At Microsoft's Professional Developers' Conference in Los Angeles earlier this month, little or no mention was made of Itanium architecture, as that company focused mainly upon methodologies where optimization generally happens near or at execution time - for instance, .NET Framework. HP's Howard was quick to point out that Microsoft already produces an exclusive Itanium edition of .NET Framework, a new version of which is currently in beta. An Intel white paper focuses on branch prediction - the capability for a processor to pre-execute certain branches of code that may or may not be needed, just to have the results more readily available. Such prediction techniques, it says, are heavily used by .NET Framework; and the failure rate for predictions is greatly reduced under IA-64.

For AMD's part, that company - which announced the release of three new dual-core MP Opterons this morning - isn't worried in the least about the possible encroachment of Itanium on their business. As AMD spokesperson John Williams told Tom's Hardware Guide, "We do not feel any pressure from the Itanium architecture. Customers have continued to downplay Itanium, and when we have conversations with our customers, it's all based on the x86/64 that AMD pioneered. IA-64 is almost a non-factor."

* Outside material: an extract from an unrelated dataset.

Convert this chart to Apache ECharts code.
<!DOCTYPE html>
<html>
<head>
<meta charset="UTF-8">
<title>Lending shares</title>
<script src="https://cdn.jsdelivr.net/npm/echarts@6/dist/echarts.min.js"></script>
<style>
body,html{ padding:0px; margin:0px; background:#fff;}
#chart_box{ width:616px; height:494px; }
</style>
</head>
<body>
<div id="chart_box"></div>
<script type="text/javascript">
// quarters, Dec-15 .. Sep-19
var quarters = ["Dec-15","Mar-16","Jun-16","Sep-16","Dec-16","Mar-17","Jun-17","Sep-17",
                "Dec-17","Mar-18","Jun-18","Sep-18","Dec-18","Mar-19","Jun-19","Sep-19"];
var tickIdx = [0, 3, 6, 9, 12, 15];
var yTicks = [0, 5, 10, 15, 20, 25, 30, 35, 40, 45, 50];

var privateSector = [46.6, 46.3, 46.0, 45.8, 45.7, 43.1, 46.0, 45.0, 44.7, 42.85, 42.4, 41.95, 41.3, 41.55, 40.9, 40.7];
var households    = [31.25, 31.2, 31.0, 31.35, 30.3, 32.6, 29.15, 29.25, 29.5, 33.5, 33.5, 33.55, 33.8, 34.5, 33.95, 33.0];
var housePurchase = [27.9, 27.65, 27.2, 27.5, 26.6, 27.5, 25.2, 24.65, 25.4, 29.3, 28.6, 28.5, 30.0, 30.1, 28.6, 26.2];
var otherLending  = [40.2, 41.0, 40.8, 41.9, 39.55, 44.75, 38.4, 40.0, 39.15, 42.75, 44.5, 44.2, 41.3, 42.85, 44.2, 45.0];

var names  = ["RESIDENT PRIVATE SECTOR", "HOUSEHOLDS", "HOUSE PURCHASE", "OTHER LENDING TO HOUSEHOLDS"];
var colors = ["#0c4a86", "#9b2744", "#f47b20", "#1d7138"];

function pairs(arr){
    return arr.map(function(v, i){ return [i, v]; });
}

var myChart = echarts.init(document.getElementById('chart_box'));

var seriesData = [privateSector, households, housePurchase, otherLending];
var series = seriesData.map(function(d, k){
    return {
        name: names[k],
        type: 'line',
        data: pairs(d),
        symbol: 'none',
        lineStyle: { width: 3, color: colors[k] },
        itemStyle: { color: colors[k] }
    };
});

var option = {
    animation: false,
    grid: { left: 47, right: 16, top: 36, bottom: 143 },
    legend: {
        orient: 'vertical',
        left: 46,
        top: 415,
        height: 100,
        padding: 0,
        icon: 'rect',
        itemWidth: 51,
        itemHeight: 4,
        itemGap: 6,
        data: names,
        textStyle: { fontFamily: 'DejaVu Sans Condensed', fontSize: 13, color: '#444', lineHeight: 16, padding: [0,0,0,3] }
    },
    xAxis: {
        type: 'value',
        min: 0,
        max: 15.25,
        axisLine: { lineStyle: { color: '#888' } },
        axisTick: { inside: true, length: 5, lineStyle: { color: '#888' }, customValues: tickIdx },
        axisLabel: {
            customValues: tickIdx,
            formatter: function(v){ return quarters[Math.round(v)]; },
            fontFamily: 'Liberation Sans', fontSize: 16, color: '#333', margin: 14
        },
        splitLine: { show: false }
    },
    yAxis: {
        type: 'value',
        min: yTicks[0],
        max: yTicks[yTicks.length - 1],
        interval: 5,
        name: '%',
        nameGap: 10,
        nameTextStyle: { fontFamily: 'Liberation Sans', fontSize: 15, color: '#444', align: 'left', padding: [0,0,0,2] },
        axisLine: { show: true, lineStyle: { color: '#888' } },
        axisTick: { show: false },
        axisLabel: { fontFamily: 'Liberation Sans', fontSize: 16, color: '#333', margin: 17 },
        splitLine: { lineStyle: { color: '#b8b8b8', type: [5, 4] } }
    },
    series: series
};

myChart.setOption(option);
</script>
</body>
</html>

HP had also been perceived as backing away from Itanium when the company discontinued its joint architectural venture with Intel. But as HP's Stephen Howard admitted to us, Itanium still promises some real benefits to his company, especially when someone else is shouldering the development load: "The benefit to HP to have Intel do all the chip development; and for that not to be our cost...taking those development costs off of our expenses of developing servers, is an enormous benefit to HP. We remain fully committed to the Itanium architecture for our high-end systems."